March 27, 2024 22:20

The Shanghai Ballet last toured Hong Kong in 2013, bringing its signature work “The White Haired Girl”. Last weekend it has returned to perform as the closing programme of this year’s Hong Kong Arts Festival.

The Shanghai Ballet, currently led by Xin Lili, is not however as well-known as the Beijing-based National Ballet of China which just performed here in January. The work that the Shanghai company brought to Hong Kong this time is “A Sigh of Love” created in 2006 by the French choreographer Bertrand d’At to celebrate the Year of France in China. The story of this two-act ballet, which lasts for two hours, is about extra-marital love. It was written by Professor Cao Lusheng from the Shanghai Theatre Academy.

The taped music is an assortment of Chinese music, jazz, and Mandarin popular songs. The most famous song is Zhou Xuan’s “An Era Like Flowers” which is actually the Chinese title of this ballet. This ballet however bears no relation to the famed Hong Kong director Wong Kar Wai’s 2000 movie “In the Mood for Love” which also has the same Chinese title “An Era Like Flowers”.

Set in Shanghai in the 1940s when the financial capital of China was at its most prosperous, the author Mr. Li falls in love with the wife of his neighbour, Mrs. Wang. Ironically, their respective spouses, Mrs. Li and Mr. Wang, also have an affair. Mr. Li and Mrs. Wang continue their meetings but are finally separated when escaping from the Japanese bombings in World War 2. After the war, when he finally sees her again, from a distance however, she is holding her son.

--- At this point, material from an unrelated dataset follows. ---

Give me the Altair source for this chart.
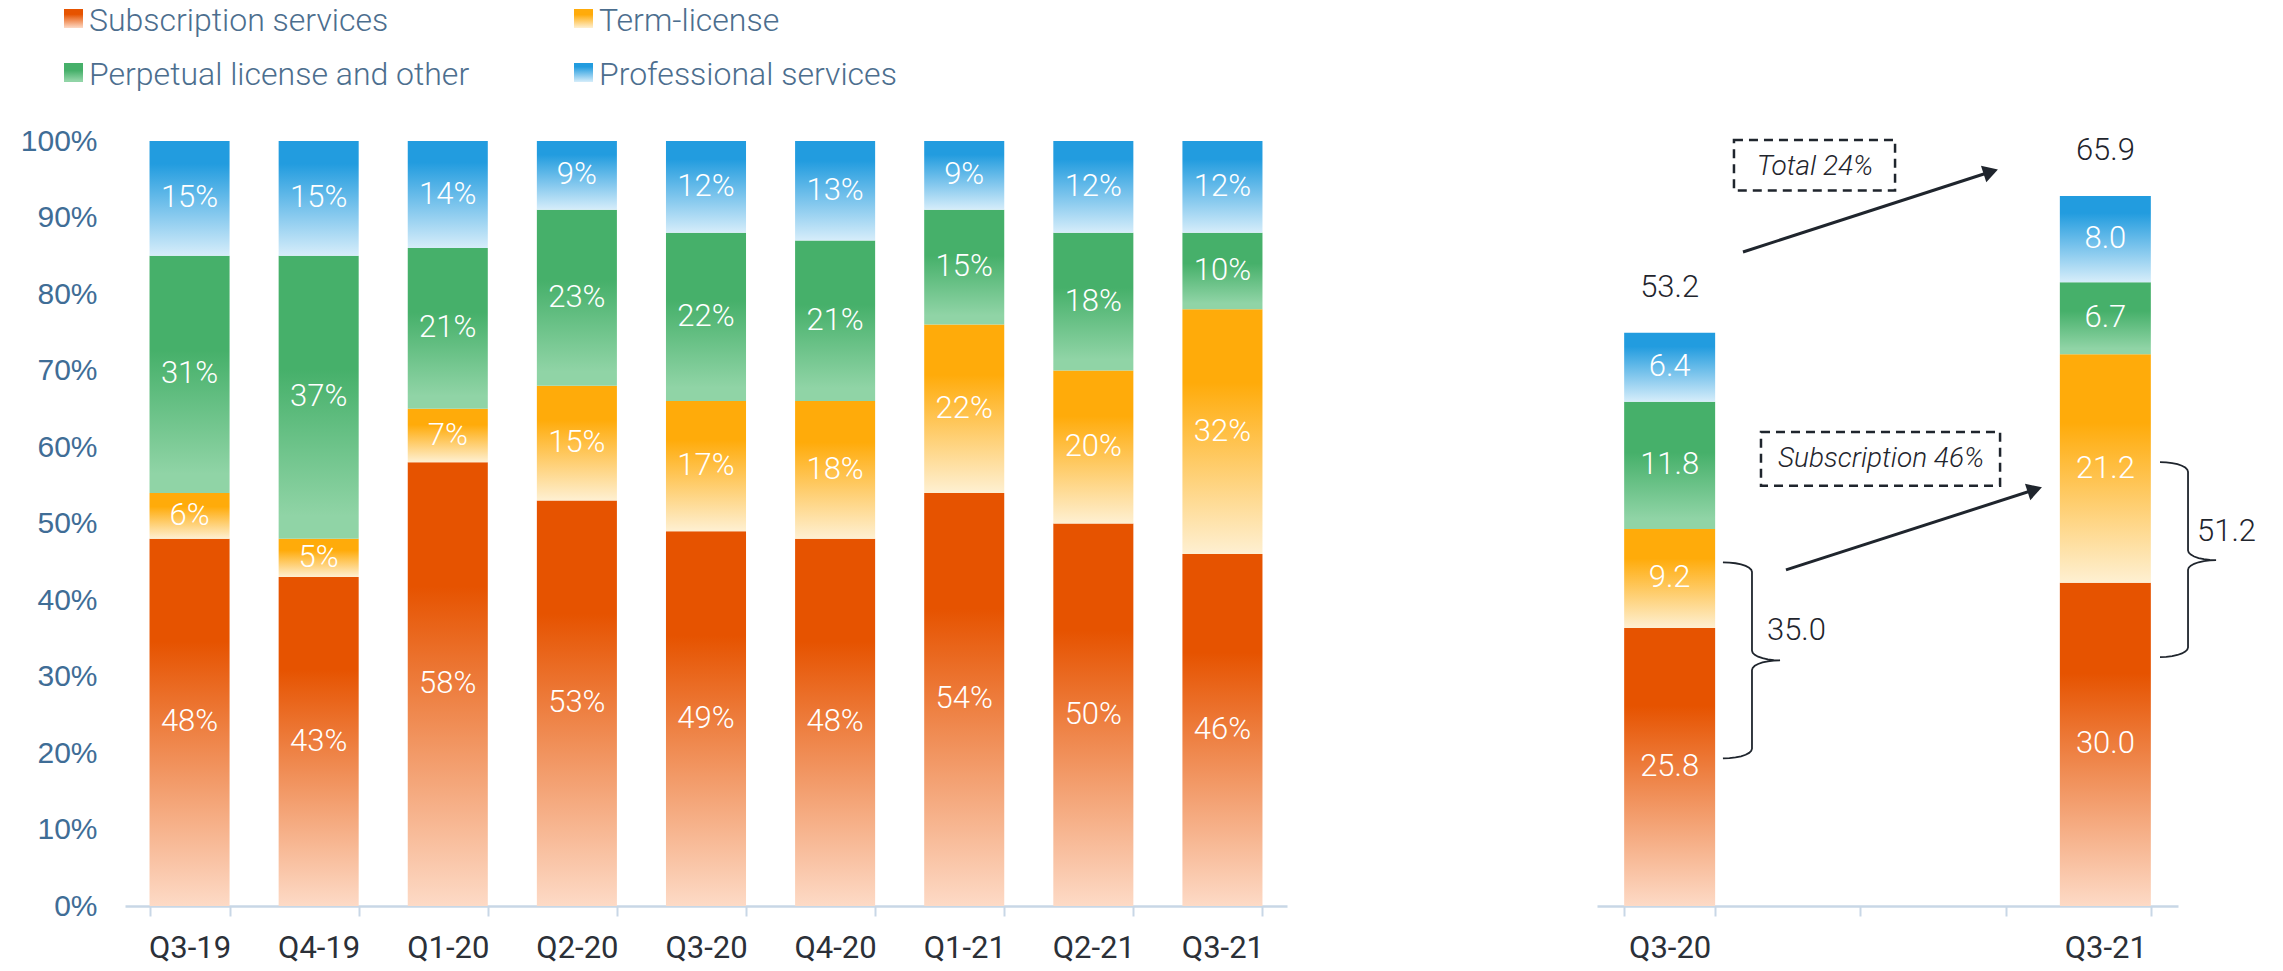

The scenery and costumes are designed by the famous French designer Jerome Kaplan who has worked with many ballet companies. The décor tries to recreate Shanghai architecture of that period including a shikumen. A rickshaw appears in the street scene. There is a scene set in the renowned Paramount Ballroom in Shanghai. The colourful qipaos worn by the female lead roles are beautiful.
Bertrand D’At was not over-ambitous and just tried to narrate the story by simple means. The story unfolds logically. There are various duets charting the development of their relationship. The vocabulary is however narrow and consists of a lot of lifts. The bedroom duet at the end of Act 2 is the climax, just before the couple are separated during the bombing of Shanghai by Japanese war planes which is realistically depicted by a soundtrack.

D’At has also created two additional characters representing the illusions or alter egos of Mr. Li and Mrs. Wang. The ballet ends with a duet by this illusive couple. D’At’s choreography for this ballet is generally effective.

In the Saturday afternoon cast, Xu Jingkun was handsome in the lead role of Mr. Li. Wang Jiali was moving as Mrs. Wang. Yan Qingchen stood out as the gossipy citizen. “A Sigh of Love” is overall a good theatrical production full of expressiveness and historical flavour. And this ballet, which is actually set in Shanghai, should be shown more on the Shanghai Ballet’s overseas tours.